Mamata Banerjee.
Credit: PTI Photo
Kolkata: West Bengal Chief Minister Mamata Banerjee on Monday dismissed the allegation of the Bharatiya Janata Party that the idols consecrated at the Lord Jagannatha temple, built by her Trinamool Congress government in the state, had been crafted with wood stolen from the 12th-century shrine at Puri in Odisha.
The TMC supremo also hit out at the BJP government in Odisha over reports of Bengali-speaking migrant workers being assaulted in the neighbouring state.
She reminded the governments of other states that 1.5 crore migrant workers from across the country were also living in West Bengal. “We will not harass them (migrants from other states). This is the difference between other states and West Bengal.”
She said that the state’s police chief, Rajeev Kumar, would get in touch with his counterpart in Odisha and request them to ensure the security of the migrant workers from West Bengal.
“I have four neem trees at my own home,” Banerjee told journalists in Murshidabad, stressing the ubiquity of the plant in the wake of the probe launched by the BJP government in Odisha into the allegation that the sacred wood from the ancient shrine of Lord Jagannatha in Puri had been transported to West Bengal without any authorisation to craft the idols, which had later been consecrated at the new temple built at Digha on the shore of Bay of Bengal. “I am still not in such dire straits that I would have to get neem wood stolen.”
Banerjee inaugurated the new temple of Lord Jagannatha in Digha on April 30.
“Why did the construction of the new temple of Lord Jagannatha hurt them (the BJP and the Government of Odisha) so much? Why are they so jealous? Is it a crime to worship Lord Jagannatha in West Bengal?” she wondered, responding to the BJP’s campaign against the new shrine built by the TMC government in Digha.

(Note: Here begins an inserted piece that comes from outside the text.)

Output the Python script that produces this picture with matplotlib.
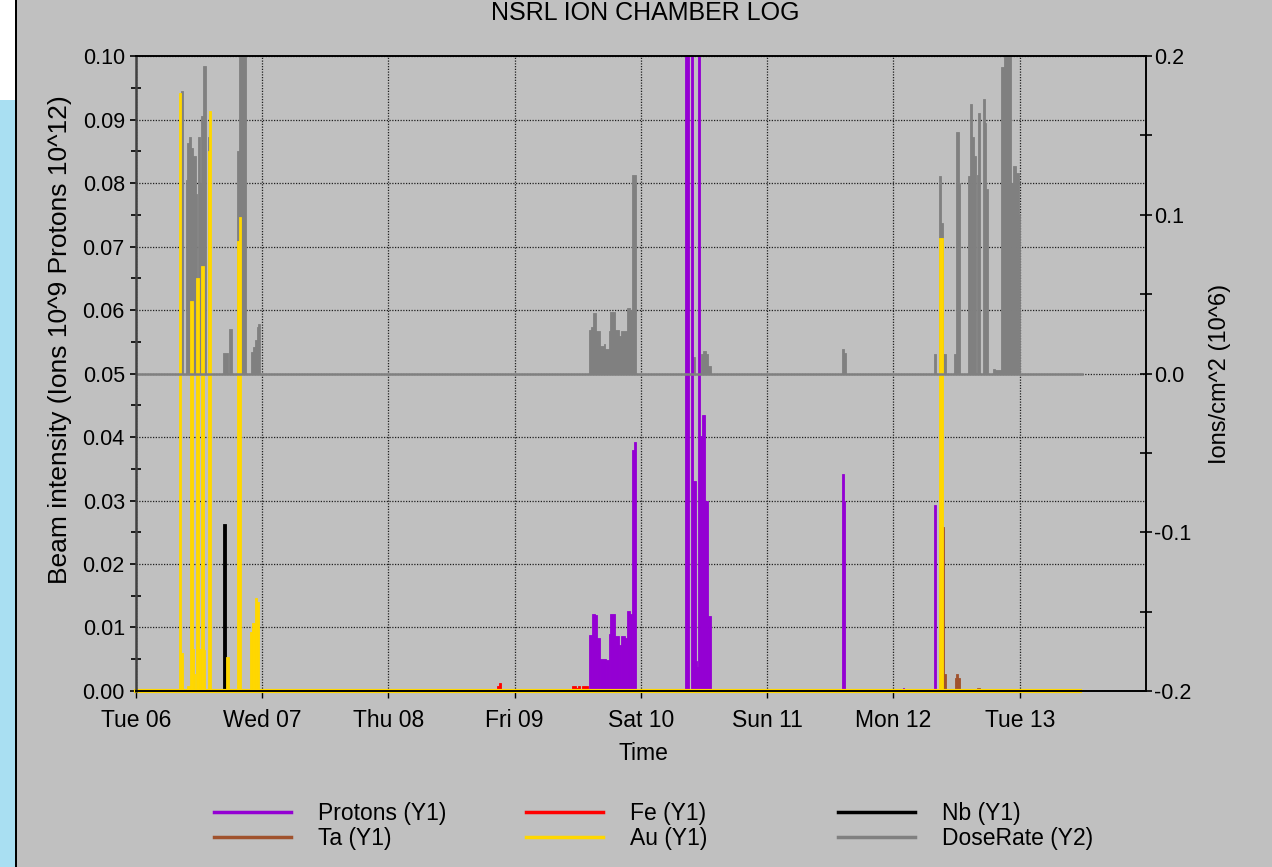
import matplotlib
matplotlib.use("Agg")
import matplotlib.pyplot as plt
import matplotlib.dates as mdates
from matplotlib.lines import Line2D
from matplotlib.patches import Rectangle
from matplotlib.ticker import MultipleLocator, FormatStrFormatter
import pandas as pd

plt.rcParams['font.family'] = ['Liberation Sans', 'DejaVu Sans']
plt.rcParams['axes.unicode_minus'] = False

start = pd.Timestamp('2016-12-06')
days = pd.date_range(start, periods=8, freq='D')
end_hours = 179.8

# segments: (start hour, end hour, value), hours counted from Tue 06 00:00
protons = [(86.08, 86.71, 0.0088), (86.71, 87.28, 0.0121), (87.28, 87.73, 0.0119),
           (87.73, 88.17, 0.0083), (88.17, 89.44, 0.005), (89.44, 89.94, 0.0049),
           (89.94, 90.20, 0.009), (90.20, 91.15, 0.0121), (91.15, 91.78, 0.0087),
           (91.78, 92.22, 0.0073), (92.22, 92.92, 0.0086), (92.92, 93.36, 0.0083),
           (93.36, 93.87, 0.0126), (93.87, 94.25, 0.0121), (94.25, 94.63, 0.038),
           (94.63, 95.01, 0.0392),
           (104.46, 105.08, 0.15), (105.46, 105.90, 0.15), (105.90, 106.41, 0.033),
           (106.41, 106.66, 0.0048), (106.66, 106.93, 0.0038), (106.93, 107.31, 0.15),
           (107.31, 107.69, 0.0402), (107.69, 108.26, 0.0434), (108.26, 108.75, 0.030),
           (108.75, 109.32, 0.0118),
           (134.21, 134.54, 0.0341), (134.54, 134.78, 0.030),
           (145.75, 145.94, 0.0004), (151.64, 152.15, 0.0293)]

fe = [(41.43, 42.0, 0.0003), (43.14, 43.90, 0.0003), (61.19, 61.57, 0.0003),
      (68.60, 68.98, 0.0008), (68.98, 69.30, 0.0013),
      (82.85, 83.61, 0.0008), (83.61, 83.99, 0.0004), (83.99, 84.50, 0.0008),
      (84.75, 85.89, 0.0008)]

nb = [(16.59, 17.05, 0.0263)]

ta = [(153.29, 153.60, 0.0259), (153.60, 154.05, 0.0027),
      (155.69, 155.95, 0.002), (155.95, 156.33, 0.0027), (156.33, 156.58, 0.002),
      (159.87, 160.51, 0.0005)]

au = [(8.17, 8.55, 0.0942), (8.55, 8.93, 0.006), (9.63, 10.26, 0.0008),
      (10.26, 10.77, 0.0614), (10.77, 11.02, 0.0066), (11.02, 11.27, 0.0027),
      (11.46, 11.97, 0.065), (11.97, 12.35, 0.0066), (12.35, 12.92, 0.067),
      (12.92, 13.11, 0.0064), (13.74, 13.87, 0.085), (13.87, 14.31, 0.0913),
      (17.10, 17.62, 0.0054), (19.25, 19.57, 0.0709), (19.57, 19.90, 0.0747),
      (21.66, 21.98, 0.0093), (21.98, 22.61, 0.0107), (22.61, 22.94, 0.0146),
      (22.94, 23.32, 0.014), (152.65, 153.41, 0.0713)]

dose = [(8.55, 8.99, 0.178), (9.44, 9.88, 0.122), (9.75, 10.13, 0.145),
        (10.01, 10.51, 0.149), (10.45, 10.89, 0.142), (10.89, 11.40, 0.137),
        (11.21, 11.65, 0.113), (11.72, 12.16, 0.149), (12.16, 12.35, 0.12),
        (12.35, 12.73, 0.162), (12.73, 13.24, 0.194), (13.62, 13.93, 0.149),
        (16.59, 17.48, 0.013), (17.73, 18.24, 0.028), (19.19, 19.57, 0.140),
        (19.52, 20.90, 0.25), (21.85, 22.29, 0.0138), (22.23, 22.80, 0.0164),
        (22.67, 23.05, 0.0214), (22.94, 23.32, 0.0296), (23.18, 23.56, 0.031),
        (86.08, 86.59, 0.0272), (86.59, 86.90, 0.029), (86.90, 87.41, 0.038),
        (87.41, 88.17, 0.0266), (88.17, 88.99, 0.0176), (88.99, 89.25, 0.0187),
        (89.25, 89.94, 0.0157), (89.94, 90.20, 0.0266), (90.20, 91.02, 0.0386),
        (91.02, 91.78, 0.0277), (91.78, 92.22, 0.0235), (92.22, 93.36, 0.027),
        (93.36, 93.87, 0.0413), (93.87, 94.31, 0.040), (94.31, 95.01, 0.125),
        (105.79, 106.22, 0.0107), (107.36, 107.74, 0.012), (107.74, 108.31, 0.014),
        (108.31, 108.75, 0.012), (108.75, 109.32, 0.005),
        (134.21, 134.54, 0.0155), (134.54, 134.92, 0.013), (151.70, 152.15, 0.0126),
        (152.59, 153.10, 0.1245), (153.10, 153.48, 0.095), (153.48, 154.05, 0.0126),
        (155.50, 155.82, 0.0126), (155.82, 156.45, 0.152), (156.45, 156.71, 0.12),
        (158.16, 158.48, 0.1245), (158.48, 158.86, 0.170), (158.86, 159.24, 0.149),
        (159.24, 159.62, 0.137), (159.87, 160.13, 0.125), (160.13, 160.51, 0.164),
        (161.08, 161.46, 0.173), (161.46, 161.65, 0.158), (161.65, 162.03, 0.116),
        (162.85, 163.23, 0.003), (163.23, 164.50, 0.002), (164.50, 165.00, 0.193),
        (165.00, 166.40, 0.25), (166.40, 166.71, 0.12), (166.71, 167.22, 0.131),
        (167.22, 167.79, 0.126), (167.79, 168.11, 0.100)]

colors = {'Protons': '#9400d3', 'Fe': '#ff0000', 'Nb': '#000000',
          'Ta': '#a0522d', 'Au': '#ffd700', 'DoseRate': '#808080'}
bg = '#c0c0c0'


def to_dates(hours):
    return mdates.date2num(start + pd.to_timedelta(hours, unit='h'))


def draw(ax, segs, color, **kw):
    t0 = to_dates([s[0] for s in segs])
    t1 = to_dates([s[1] for s in segs])
    ax.bar(t0, [s[2] for s in segs], width=t1 - t0, align='edge',
           color=color, edgecolor=color, linewidth=0.6, **kw)


fig = plt.figure(figsize=(12.72, 8.67), dpi=100, facecolor=bg)
ax = fig.add_axes([0.1069, 0.2030, 0.7940, 0.7324])
ax.set_facecolor(bg)
ax2 = ax.twinx()

ax.set_xlim(to_dates([0])[0], to_dates([192])[0])
ax.set_ylim(0, 0.1)
ax2.set_ylim(-0.2, 0.2)

ax.set_axisbelow(True)
ax.grid(True, which='major', color='#202020', linestyle=(0, (1, 1.2)), linewidth=0.9)

# dose rate drawn in ax so it stays behind the Y1 series, scaled by the right axis
draw(ax, dose, colors['DoseRate'], transform=ax2.transData)
ax.plot(to_dates([0, end_hours]), [0, 0], color=colors['DoseRate'], lw=1.8,
        transform=ax2.transData)
draw(ax, protons, colors['Protons'])
draw(ax, fe, colors['Fe'])
draw(ax, nb, colors['Nb'])
draw(ax, ta, colors['Ta'])
draw(ax, au, colors['Au'])
ax.plot(to_dates([0, end_hours - 0.3]), [0, 0], color=colors['Au'], lw=3, clip_on=False)

ax.set_xticks(mdates.date2num(days))
ax.xaxis.set_major_formatter(mdates.DateFormatter('%a %d'))
ax.yaxis.set_major_locator(MultipleLocator(0.01))
ax.yaxis.set_minor_locator(MultipleLocator(0.005))
ax.yaxis.set_major_formatter(FormatStrFormatter('%.2f'))
ax2.yaxis.set_major_locator(MultipleLocator(0.1))
ax2.yaxis.set_minor_locator(MultipleLocator(0.05))
ax2.yaxis.set_major_formatter(FormatStrFormatter('%.1f'))

ax.tick_params(axis='y', which='major', direction='out', length=4, width=1.2,
               labelsize=15.5, pad=4, colors='black')
ax.tick_params(axis='y', which='minor', direction='inout', length=7, width=1.2)
ax.tick_params(axis='x', which='major', direction='out', length=5, width=1,
               labelsize=16.5, pad=8)
ax2.tick_params(axis='y', which='both', direction='inout', length=8, width=1.2,
                labelsize=15.5, pad=2)

for side in ['top', 'right', 'bottom']:
    ax.spines[side].set_color('black')
    ax.spines[side].set_linewidth(1.4)
ax.spines['left'].set_color('#404040')
ax.spines['left'].set_linewidth(1.8)
for s in ax2.spines.values():
    s.set_visible(False)

ax.set_ylabel('Beam intensity (Ions 10^9 Protons 10^12)', fontsize=19)
ax.yaxis.set_label_coords(-0.063, 0.553)
ax2.set_ylabel('Ions/cm^2 (10^6)', fontsize=17)
ax2.yaxis.set_label_coords(1.062, 0.5)
ax.set_xlabel('Time', fontsize=16.5)
ax.xaxis.set_label_coords(0.502, -0.080)
fig.text(0.507, 0.985, 'NSRL ION CHAMBER LOG', ha='center', va='center', fontsize=18)

# legend in three fixed columns
groups = [['Protons', 'Ta'], ['Fe', 'Au'], ['Nb', 'DoseRate']]
axis_tag = {'DoseRate': 'Y2'}
col_x = [214 / 1272, 526 / 1272, 838 / 1272]
for names, x in zip(groups, col_x):
    handles = [Line2D([], [], color=colors[n], lw=2.5) for n in names]
    labels = ['%s (%s)' % (n, axis_tag.get(n, 'Y1')) for n in names]
    fig.legend(handles, labels, loc='center left', bbox_to_anchor=(x, 1 - 826 / 867),
               bbox_transform=fig.transFigure, frameon=False, fontsize=16.5,
               handlelength=3.36, handletextpad=1.18, labelspacing=0.12,
               borderpad=0, borderaxespad=0)

# page edge strip on the left
fig.add_artist(Rectangle((0, 0), 15 / 1272, 1 - 100 / 867, transform=fig.transFigure,
                         facecolor='#a9dff2', edgecolor='none'))
fig.add_artist(Rectangle((0, 1 - 100 / 867), 15 / 1272, 100 / 867, transform=fig.transFigure,
                         facecolor='white', edgecolor='none'))
fig.add_artist(Rectangle((15 / 1272, 0), 2 / 1272, 1, transform=fig.transFigure,
                         facecolor='black', edgecolor='none'))

fig.savefig('out.png', dpi=100, facecolor=bg)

Nudged by the BJP government in Odisha, the Sri Jagannatha Temple Authority (SJTA) in Puri launched a probe to find out whether some of the sacred wood, which had remained unused since the making of the new idols of the deities for the ancient shrine in 2015, had been transported without authorisation to Digha.
The allegation stemmed from the statement made by one of the servitors of the Lord Jagannatha temple in Puri, Ramakrushna Dasmohapatra, also known as Rajesh Daitapati, who was involved in overseeing the construction and consecration of the new shrine in West Bengal. He purportedly told a TV channel that some of the unused sacred wood from Puri had been used to make idols of the deities of the new shrine in Digha.
He was questioned by the SJTA officials on Sunday.
The BJP has been accusing the TMC of trying to use the temple to gloss over its “failure in protecting the Hindus of West Bengal from persecution” and of pursuing “a policy of appeasement” to keep intact the party’s “vote-bank among the Muslims”.
Suvendu Adhikari, a senior BJP leader in West Bengal, said that the “unauthorised use of surplus sacred wood” from the 12th-century temple of Lord Jagannatha at Puri in Odisha to make the idols of the deities consecrated at the new shrine in Digha was a disgraceful conduct and an affront to ethics, morality and centuries-old culture and traditions.
Adhikar, the Leader of Opposition in the state assembly, and the other BJP leaders also criticised the TMC government in West Bengal for referring to the new shrine as a ‘dham’, pointing out that Hindu religious texts recognised only four ‘dhams’ – Dwarka, Badrinath, Puri and Rameshwaram – and no new temple could be called a ‘dham’.
“There are temples of Shiva, Kali and other gods and goddesses everywhere in the country. There is nothing wrong in it,” Banerjee said, countering the BJP’s campaign.